Charts and diagrams as code:
◇ ◇ ◇ ◇ ◇ ◇ ◇

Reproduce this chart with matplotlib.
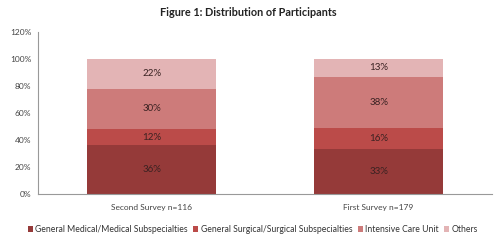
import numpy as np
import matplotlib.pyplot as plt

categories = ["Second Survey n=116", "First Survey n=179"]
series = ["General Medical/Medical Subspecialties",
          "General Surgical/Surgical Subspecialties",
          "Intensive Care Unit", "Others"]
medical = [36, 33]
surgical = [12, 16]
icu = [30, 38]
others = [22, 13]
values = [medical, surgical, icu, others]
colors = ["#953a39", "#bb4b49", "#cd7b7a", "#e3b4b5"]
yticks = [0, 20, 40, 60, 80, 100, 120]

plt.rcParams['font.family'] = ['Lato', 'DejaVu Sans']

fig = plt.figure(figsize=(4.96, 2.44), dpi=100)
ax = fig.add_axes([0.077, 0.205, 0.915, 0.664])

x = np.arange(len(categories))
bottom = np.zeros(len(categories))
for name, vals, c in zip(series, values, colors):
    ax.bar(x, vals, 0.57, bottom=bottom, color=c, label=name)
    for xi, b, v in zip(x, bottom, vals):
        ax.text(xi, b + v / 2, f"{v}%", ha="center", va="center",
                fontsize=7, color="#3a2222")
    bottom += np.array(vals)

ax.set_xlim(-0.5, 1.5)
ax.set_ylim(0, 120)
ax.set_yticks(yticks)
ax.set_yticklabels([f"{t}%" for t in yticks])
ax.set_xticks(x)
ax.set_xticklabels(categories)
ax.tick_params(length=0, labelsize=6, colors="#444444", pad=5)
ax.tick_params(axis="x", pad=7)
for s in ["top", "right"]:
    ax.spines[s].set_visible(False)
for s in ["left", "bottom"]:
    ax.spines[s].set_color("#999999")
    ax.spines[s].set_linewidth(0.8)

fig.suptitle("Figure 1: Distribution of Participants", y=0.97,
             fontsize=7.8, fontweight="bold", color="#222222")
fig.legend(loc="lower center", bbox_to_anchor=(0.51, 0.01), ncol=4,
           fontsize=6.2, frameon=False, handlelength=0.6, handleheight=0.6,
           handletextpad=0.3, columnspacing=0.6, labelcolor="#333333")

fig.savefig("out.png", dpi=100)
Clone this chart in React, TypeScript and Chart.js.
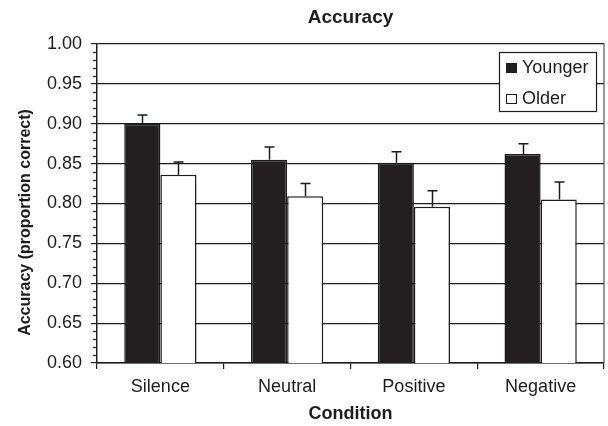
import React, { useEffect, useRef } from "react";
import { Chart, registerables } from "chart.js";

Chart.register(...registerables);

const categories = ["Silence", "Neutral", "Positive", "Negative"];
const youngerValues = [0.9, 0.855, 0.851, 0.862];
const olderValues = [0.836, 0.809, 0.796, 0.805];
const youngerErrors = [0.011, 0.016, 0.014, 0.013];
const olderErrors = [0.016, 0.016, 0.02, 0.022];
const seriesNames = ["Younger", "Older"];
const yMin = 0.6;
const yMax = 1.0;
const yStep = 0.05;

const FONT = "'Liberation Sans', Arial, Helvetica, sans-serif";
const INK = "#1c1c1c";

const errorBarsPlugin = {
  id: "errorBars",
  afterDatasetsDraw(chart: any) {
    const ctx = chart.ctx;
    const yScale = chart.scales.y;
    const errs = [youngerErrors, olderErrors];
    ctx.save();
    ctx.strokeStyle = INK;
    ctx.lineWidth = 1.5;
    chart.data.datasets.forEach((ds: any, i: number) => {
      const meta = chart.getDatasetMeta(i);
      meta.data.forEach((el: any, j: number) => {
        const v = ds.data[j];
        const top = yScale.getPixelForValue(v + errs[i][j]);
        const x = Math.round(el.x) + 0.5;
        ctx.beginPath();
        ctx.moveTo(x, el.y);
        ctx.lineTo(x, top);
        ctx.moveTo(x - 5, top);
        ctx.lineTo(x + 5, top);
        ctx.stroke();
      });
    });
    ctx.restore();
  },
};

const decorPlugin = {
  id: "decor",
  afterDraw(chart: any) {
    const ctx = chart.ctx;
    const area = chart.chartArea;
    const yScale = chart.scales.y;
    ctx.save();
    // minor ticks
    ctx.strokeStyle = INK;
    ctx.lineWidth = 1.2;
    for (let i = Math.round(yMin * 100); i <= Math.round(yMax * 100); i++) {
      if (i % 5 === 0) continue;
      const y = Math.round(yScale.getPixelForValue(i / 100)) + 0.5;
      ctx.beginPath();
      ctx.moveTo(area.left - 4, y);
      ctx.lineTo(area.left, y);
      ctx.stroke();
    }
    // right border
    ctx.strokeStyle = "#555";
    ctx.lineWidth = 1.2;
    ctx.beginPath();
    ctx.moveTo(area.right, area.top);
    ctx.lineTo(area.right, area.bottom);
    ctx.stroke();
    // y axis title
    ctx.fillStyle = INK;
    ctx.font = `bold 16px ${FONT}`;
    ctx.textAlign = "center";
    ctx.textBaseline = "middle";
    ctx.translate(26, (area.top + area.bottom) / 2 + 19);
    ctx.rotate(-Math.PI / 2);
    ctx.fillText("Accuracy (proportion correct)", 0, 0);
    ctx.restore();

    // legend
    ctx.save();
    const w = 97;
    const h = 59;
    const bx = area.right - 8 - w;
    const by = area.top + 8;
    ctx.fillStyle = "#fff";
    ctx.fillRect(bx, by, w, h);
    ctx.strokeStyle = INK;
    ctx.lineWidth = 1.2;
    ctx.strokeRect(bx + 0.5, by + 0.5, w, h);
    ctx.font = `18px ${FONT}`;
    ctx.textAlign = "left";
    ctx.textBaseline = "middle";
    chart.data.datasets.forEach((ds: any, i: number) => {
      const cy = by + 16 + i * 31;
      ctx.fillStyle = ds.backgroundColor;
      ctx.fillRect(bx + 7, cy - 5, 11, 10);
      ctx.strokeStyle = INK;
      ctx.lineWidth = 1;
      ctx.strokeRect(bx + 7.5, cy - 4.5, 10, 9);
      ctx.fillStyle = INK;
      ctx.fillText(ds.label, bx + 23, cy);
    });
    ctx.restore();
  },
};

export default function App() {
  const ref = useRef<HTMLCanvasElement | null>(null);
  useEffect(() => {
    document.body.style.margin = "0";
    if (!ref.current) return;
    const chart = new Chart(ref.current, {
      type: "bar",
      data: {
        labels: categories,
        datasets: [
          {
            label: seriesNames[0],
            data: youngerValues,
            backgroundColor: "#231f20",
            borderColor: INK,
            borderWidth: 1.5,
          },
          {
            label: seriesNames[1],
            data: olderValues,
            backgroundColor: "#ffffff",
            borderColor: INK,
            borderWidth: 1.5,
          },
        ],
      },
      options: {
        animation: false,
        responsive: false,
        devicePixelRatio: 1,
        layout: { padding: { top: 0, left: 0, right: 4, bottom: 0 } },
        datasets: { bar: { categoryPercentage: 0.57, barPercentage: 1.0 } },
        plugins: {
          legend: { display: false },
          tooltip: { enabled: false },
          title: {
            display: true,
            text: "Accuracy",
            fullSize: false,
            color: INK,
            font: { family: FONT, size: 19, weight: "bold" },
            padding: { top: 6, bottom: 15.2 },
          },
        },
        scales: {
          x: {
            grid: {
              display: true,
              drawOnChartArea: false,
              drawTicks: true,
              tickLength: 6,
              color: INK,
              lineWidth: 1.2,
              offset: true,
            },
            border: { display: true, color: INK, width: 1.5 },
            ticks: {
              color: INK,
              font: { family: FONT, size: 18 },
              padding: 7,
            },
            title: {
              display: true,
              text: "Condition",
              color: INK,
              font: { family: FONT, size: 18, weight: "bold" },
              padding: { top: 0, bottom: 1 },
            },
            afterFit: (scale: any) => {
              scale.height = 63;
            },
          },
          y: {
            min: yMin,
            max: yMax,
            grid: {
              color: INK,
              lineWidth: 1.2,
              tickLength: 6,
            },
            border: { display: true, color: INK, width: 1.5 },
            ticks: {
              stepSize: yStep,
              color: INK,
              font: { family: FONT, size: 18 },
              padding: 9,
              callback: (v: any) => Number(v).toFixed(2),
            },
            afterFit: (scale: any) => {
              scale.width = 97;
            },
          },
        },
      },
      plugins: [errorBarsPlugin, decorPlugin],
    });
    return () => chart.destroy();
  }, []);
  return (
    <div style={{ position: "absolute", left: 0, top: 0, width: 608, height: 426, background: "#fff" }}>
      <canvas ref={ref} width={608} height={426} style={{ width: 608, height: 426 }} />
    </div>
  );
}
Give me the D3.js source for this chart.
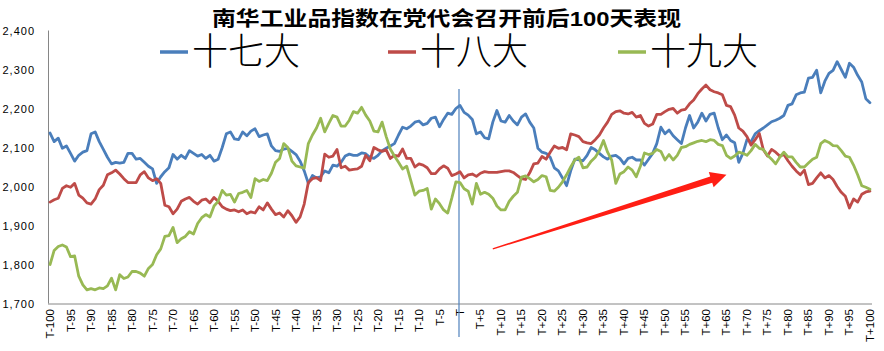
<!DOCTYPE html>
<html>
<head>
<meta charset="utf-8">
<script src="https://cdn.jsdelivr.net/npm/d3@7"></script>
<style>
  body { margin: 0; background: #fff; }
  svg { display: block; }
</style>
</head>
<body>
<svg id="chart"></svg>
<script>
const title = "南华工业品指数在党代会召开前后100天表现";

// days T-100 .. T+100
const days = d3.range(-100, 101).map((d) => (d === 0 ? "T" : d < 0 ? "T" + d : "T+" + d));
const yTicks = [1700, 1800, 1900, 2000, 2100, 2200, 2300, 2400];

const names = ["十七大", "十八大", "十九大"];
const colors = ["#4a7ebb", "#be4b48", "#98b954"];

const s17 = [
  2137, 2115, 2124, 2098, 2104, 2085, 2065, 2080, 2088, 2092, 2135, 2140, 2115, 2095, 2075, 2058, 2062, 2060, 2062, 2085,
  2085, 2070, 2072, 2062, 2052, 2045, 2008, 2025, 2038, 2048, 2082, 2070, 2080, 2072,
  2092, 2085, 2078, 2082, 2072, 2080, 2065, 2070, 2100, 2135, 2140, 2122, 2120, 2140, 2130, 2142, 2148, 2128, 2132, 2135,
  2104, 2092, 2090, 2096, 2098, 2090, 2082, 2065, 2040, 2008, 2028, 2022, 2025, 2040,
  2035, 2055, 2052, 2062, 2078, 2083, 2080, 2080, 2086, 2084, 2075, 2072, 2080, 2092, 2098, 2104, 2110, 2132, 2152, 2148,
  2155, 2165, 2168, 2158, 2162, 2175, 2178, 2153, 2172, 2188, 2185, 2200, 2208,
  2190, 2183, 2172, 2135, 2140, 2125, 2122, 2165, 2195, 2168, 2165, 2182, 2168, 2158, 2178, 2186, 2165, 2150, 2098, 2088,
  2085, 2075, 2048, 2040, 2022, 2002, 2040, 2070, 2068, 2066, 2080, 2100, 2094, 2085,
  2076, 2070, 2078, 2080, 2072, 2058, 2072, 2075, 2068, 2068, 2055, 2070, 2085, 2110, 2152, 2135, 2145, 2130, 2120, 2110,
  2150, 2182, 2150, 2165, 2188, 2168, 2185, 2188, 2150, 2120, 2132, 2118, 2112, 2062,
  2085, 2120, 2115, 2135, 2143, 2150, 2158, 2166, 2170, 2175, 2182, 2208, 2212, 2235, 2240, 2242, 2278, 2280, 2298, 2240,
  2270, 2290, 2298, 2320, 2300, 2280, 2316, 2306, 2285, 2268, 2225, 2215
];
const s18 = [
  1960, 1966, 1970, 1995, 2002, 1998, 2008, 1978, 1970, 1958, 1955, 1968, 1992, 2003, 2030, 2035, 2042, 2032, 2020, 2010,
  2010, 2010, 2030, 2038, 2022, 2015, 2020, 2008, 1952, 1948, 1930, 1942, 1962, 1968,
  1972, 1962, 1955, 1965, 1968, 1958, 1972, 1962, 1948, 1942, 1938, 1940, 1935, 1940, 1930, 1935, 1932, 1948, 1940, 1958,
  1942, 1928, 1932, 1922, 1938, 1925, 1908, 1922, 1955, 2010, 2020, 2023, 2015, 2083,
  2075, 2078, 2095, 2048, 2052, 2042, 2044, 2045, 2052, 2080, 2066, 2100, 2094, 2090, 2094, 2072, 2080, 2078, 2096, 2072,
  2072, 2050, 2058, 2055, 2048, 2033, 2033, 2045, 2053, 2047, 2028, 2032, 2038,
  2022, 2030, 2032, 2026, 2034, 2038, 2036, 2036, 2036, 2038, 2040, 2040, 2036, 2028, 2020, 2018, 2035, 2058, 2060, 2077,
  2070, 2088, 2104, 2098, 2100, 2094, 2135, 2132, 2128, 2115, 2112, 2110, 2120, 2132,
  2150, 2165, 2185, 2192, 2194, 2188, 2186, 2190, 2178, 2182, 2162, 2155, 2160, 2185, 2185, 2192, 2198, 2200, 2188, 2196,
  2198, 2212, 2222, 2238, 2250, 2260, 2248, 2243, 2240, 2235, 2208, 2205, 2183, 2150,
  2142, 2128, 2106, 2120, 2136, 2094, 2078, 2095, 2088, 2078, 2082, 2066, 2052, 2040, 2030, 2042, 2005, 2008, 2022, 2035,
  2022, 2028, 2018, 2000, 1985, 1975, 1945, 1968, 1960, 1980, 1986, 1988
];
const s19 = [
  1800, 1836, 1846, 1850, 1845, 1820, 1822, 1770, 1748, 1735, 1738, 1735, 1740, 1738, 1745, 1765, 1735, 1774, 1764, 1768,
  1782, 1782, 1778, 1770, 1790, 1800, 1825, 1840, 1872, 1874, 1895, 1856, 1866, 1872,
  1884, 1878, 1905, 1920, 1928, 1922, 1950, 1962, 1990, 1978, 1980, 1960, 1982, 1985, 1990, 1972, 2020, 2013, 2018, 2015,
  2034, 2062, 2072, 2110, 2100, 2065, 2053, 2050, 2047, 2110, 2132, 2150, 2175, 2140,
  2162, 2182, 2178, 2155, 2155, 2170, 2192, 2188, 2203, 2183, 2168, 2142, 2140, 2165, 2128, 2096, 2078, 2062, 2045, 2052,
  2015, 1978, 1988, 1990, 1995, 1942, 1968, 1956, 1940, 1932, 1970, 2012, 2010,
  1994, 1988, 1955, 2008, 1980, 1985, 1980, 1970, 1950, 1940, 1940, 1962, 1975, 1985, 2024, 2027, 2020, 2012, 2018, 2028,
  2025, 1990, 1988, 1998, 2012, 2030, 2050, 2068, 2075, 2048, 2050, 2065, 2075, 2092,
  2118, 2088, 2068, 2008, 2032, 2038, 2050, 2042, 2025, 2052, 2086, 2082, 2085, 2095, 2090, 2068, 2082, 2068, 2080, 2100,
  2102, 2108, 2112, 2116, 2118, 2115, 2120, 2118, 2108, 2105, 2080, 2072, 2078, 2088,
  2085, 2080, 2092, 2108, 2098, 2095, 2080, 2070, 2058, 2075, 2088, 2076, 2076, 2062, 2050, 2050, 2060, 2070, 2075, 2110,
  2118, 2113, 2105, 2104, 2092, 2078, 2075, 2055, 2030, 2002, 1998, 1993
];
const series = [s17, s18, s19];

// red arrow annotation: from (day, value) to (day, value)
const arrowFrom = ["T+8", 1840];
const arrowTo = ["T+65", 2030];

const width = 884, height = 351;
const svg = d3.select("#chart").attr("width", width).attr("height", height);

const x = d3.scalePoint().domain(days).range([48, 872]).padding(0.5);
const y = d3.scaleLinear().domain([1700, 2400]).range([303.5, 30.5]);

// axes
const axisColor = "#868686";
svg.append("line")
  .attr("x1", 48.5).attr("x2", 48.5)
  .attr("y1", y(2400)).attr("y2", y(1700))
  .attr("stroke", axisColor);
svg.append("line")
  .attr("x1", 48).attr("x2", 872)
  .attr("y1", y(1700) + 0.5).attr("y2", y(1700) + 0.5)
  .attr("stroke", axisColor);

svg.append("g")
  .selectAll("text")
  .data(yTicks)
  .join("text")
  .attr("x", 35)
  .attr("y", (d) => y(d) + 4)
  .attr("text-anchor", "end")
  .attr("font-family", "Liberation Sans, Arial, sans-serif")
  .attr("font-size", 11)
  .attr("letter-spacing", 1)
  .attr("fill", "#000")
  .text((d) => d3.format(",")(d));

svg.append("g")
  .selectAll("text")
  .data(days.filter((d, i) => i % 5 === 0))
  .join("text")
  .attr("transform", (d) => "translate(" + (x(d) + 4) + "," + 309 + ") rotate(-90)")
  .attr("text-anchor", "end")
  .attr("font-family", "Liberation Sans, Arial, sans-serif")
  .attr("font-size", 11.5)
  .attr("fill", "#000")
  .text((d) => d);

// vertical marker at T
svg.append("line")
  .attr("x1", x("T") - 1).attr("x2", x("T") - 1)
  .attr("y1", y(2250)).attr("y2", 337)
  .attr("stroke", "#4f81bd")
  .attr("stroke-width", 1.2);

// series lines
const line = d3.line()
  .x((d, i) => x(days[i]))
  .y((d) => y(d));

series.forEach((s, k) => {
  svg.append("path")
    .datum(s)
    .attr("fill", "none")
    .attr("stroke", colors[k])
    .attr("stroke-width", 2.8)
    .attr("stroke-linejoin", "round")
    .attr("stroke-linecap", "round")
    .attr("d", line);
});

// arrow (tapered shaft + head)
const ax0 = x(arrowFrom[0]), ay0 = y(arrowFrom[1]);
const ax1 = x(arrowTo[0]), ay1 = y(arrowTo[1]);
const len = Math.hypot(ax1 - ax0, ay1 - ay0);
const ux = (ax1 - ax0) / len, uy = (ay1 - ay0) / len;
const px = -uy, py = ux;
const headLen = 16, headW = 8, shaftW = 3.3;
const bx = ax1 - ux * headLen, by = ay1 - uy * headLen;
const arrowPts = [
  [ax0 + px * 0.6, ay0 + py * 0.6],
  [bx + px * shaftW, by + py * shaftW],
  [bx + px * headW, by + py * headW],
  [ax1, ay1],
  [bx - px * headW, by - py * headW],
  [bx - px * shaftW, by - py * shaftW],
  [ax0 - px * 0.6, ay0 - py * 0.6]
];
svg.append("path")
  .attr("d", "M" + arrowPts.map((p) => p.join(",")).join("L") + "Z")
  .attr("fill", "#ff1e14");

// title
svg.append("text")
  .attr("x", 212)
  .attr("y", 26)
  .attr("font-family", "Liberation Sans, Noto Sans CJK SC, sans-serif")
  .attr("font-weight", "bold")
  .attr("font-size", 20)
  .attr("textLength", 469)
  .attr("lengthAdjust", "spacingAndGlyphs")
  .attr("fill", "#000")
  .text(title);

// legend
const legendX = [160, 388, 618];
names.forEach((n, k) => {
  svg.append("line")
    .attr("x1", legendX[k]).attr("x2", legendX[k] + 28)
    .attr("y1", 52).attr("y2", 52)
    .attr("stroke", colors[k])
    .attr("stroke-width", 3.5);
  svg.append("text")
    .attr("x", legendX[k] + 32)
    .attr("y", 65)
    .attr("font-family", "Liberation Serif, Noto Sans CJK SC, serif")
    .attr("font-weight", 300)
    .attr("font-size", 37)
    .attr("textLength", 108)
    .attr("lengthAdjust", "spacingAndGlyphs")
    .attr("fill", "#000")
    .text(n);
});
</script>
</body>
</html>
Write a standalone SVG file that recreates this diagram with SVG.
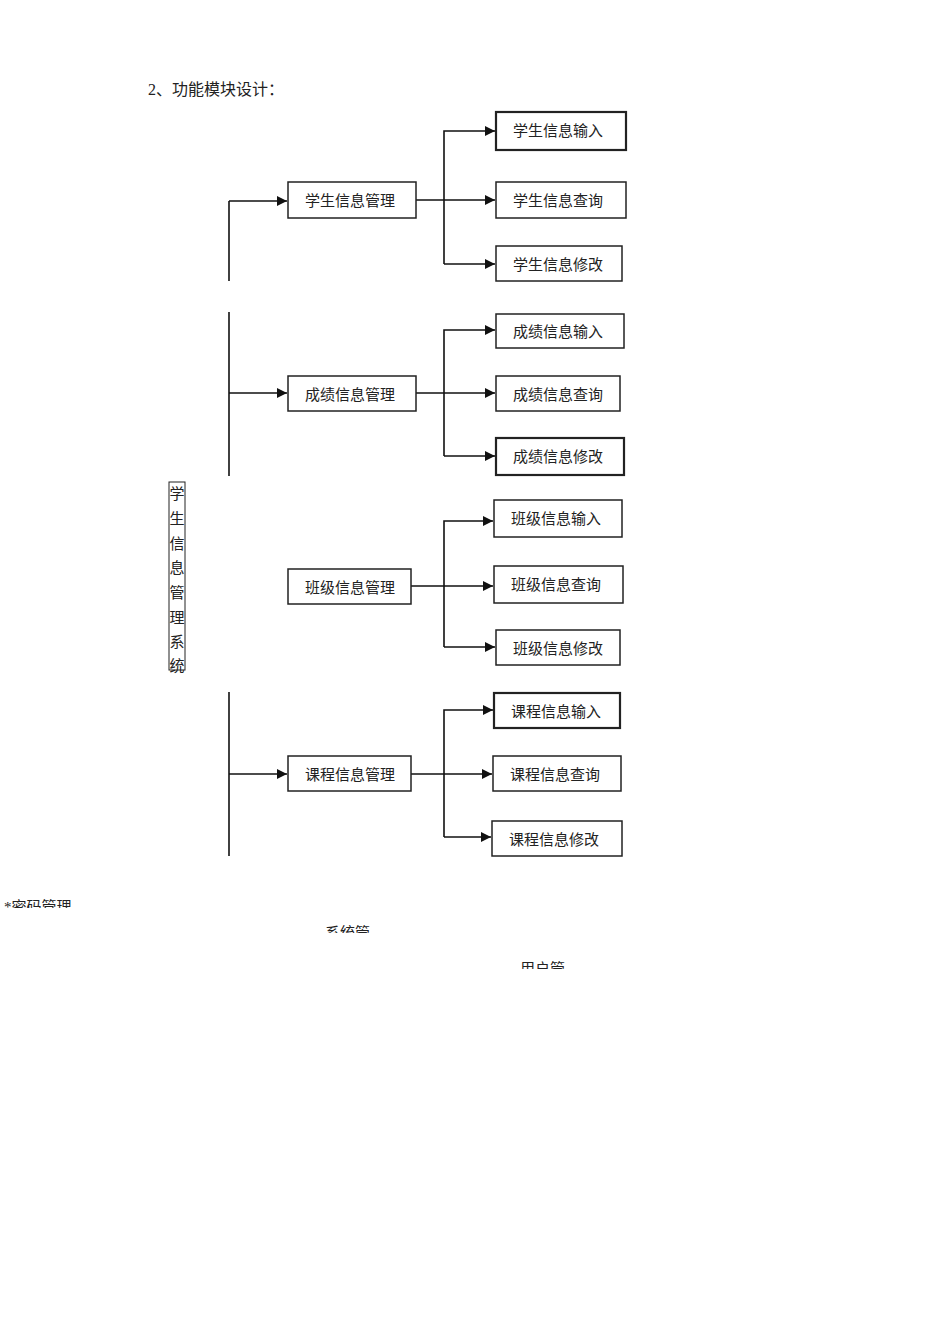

◇ ◇ ◇ ◇ ◇ ◇ ◇

§ **What the task requires**
Begin at the first line of the material and copy each line exactly through the one containing "import matplotlib.pyplot as plt". Omit pictures.

§ **Answer for the task**
Reproduce this chart with matplotlib.
import numpy as np
import matplotlib.pyplot as plt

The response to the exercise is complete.